Ron grew up in Great Yarmouth's Rows, leaving school at 14 because his family could not afford the grammar school uniform.
When the war came many, including Betty, were evacuated but Ron stayed on volunteering for the Navy aged 16.
In February 1944 on a posting back home he met Betty at a youth club in Cobholm.
Ron's service then took him to Canada and New York and during another home leave, and ahead of an expected posting to India, the couple married.
But the posting never came, and instead Ron went into the building trade, moving to the Ministry of Works and a job at the NATO headquarters in Germany where the couple lived for eight years learning German and where two of their children went to school
Betty, nee Parker, hails from St Nicholas Road in Great Yarmouth and worked as a doctor's receptionist and then at Arnolds (later Debenhams)
She was also a talented seamstress, teaching dress-making while in Germany.
They have three children Paul, married to Tina, Barry, and Linda and her husband Bill, four grandchildren Ben, Jenny, Mark and Stephen, and six great grandchildren Rufus, Juniper, Edward, Daniel, Rowan and Fergus.

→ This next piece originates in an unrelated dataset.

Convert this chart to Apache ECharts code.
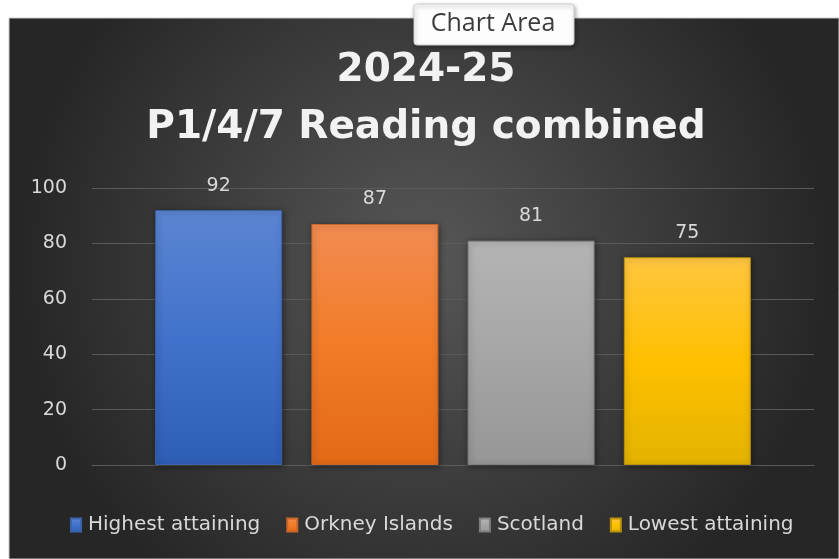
<!DOCTYPE html>
<html>
<head>
<meta charset="utf-8">
<script src="https://cdn.jsdelivr.net/npm/echarts@6/dist/echarts.min.js"></script>
<style>
  html, body { margin: 0; padding: 0; background: #fff; }
  #main { width: 839px; height: 559px; }
</style>
</head>
<body>
<div id="main"></div>
<script>
// data
const seriesNames = ['Highest attaining', 'Orkney Islands', 'Scotland', 'Lowest attaining'];
const seriesValues = [92, 87, 81, 75];
const yTicks = [0, 20, 40, 60, 80, 100];
const titleLines = ['2024-25', 'P1/4/7 Reading combined'];

// top / middle / bottom colours of each bar, plus border
const barColors = [
  ['#5b85d2', '#4272cb', '#2e5db6', '#3c64ad'],
  ['#f28c52', '#f27c28', '#e36a16', '#c9662a'],
  ['#b4b4b4', '#a6a6a6', '#969696', '#7f7f7f'],
  ['#ffc640', '#ffc000', '#e3b300', '#b8900a']
];

function vGrad(c) {
  return new echarts.graphic.LinearGradient(0, 0, 0, 1, [
    { offset: 0, color: c[0] },
    { offset: 0.5, color: c[1] },
    { offset: 1, color: c[2] }
  ]);
}

let myChart = echarts.init(document.getElementById('main'));

let series = seriesNames.map(function (name, i) {
  return {
    name: name,
    type: 'bar',
    data: [seriesValues[i]],
    barWidth: 127,
    barGap: '23%',
    itemStyle: {
      color: vGrad(barColors[i]),
      borderColor: barColors[i][3],
      borderWidth: 1,
      shadowColor: 'rgba(0,0,0,0.45)',
      shadowBlur: 6,
      shadowOffsetX: 1,
      shadowOffsetY: 1
    },
    label: {
      show: true,
      position: 'top',
      distance: 15,
      color: '#d9d9d9',
      fontFamily: 'DejaVu Sans',
      fontSize: 19
    }
  };
});

const titleStyle = {
  fill: '#f2f2f2',
  font: 'bold 39px "DejaVu Sans"',
  align: 'center',
  verticalAlign: 'middle',
  shadowColor: 'rgba(0,0,0,0.8)',
  shadowBlur: 4,
  shadowOffsetX: 2,
  shadowOffsetY: 2
};

let option = {
  animation: false,
  textStyle: { fontFamily: 'DejaVu Sans' },
  graphic: [
    {
      type: 'rect',
      z: -100,
      silent: true,
      shape: { x: 9, y: 18, width: 830, height: 541 },
      style: {
        fill: new echarts.graphic.RadialGradient(0.5, 0.45, 0.75, [
          { offset: 0, color: '#575757' },
          { offset: 1, color: '#262626' }
        ]),
        stroke: '#c8c8c8',
        lineWidth: 1
      }
    },
    {
      type: 'text',
      x: 426,
      y: 71,
      silent: true,
      style: Object.assign({ text: titleLines[0] }, titleStyle)
    },
    {
      type: 'text',
      x: 426,
      y: 128,
      silent: true,
      style: Object.assign({ text: titleLines[1] }, titleStyle)
    },
    // "Chart Area" hover tip from the screenshot
    {
      type: 'group',
      x: 414,
      y: 4,
      silent: true,
      children: [
        {
          type: 'rect',
          shape: { x: 0, y: 0, width: 160, height: 41, r: 3 },
          style: {
            fill: '#fdfdfd',
            stroke: '#d0d0d0',
            lineWidth: 1,
            shadowColor: 'rgba(0,0,0,0.35)',
            shadowBlur: 4,
            shadowOffsetX: 1,
            shadowOffsetY: 2
          }
        },
        {
          type: 'text',
          x: 79,
          y: 20,
          style: {
            text: 'Chart Area',
            fill: '#3c3c3c',
            font: '25px "Open Sans"',
            align: 'center',
            verticalAlign: 'middle'
          }
        }
      ]
    }
  ],
  legend: {
    data: seriesNames,
    left: 65,
    top: 510,
    icon: 'rect',
    itemWidth: 10,
    itemHeight: 13,
    itemGap: 26,
    textStyle: {
      color: '#d9d9d9',
      fontSize: 20,
      fontFamily: 'DejaVu Sans',
      padding: [0, 0, 0, 2]
    }
  },
  grid: {
    left: 92,
    right: 25,
    top: 188,
    bottom: 94,
    containLabel: false
  },
  xAxis: {
    type: 'category',
    data: [''],
    axisLine: { show: true, lineStyle: { color: '#5a5a5a' } },
    axisTick: { show: false },
    axisLabel: { show: false }
  },
  yAxis: {
    type: 'value',
    min: yTicks[0],
    max: yTicks[yTicks.length - 1],
    interval: yTicks[1] - yTicks[0],
    axisLine: { show: false },
    axisTick: { show: false },
    axisLabel: {
      color: '#d9d9d9',
      fontSize: 19,
      fontFamily: 'DejaVu Sans',
      margin: 25
    },
    splitLine: { lineStyle: { color: '#5a5a5a', width: 1 } }
  },
  series: series
};

myChart.setOption(option);
</script>
</body>
</html>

Paul said: "They have always looked after themselves, are remarkably fit and healthy, even for people half their age, and love each other to bits.
"Not many people have been married for 75 years.
"Apart from being like two peas in a pod and having always been totally devoted to each other, they share everything, and never ever let the sun go down
on a quarrel, and have always been totally supportive of each other."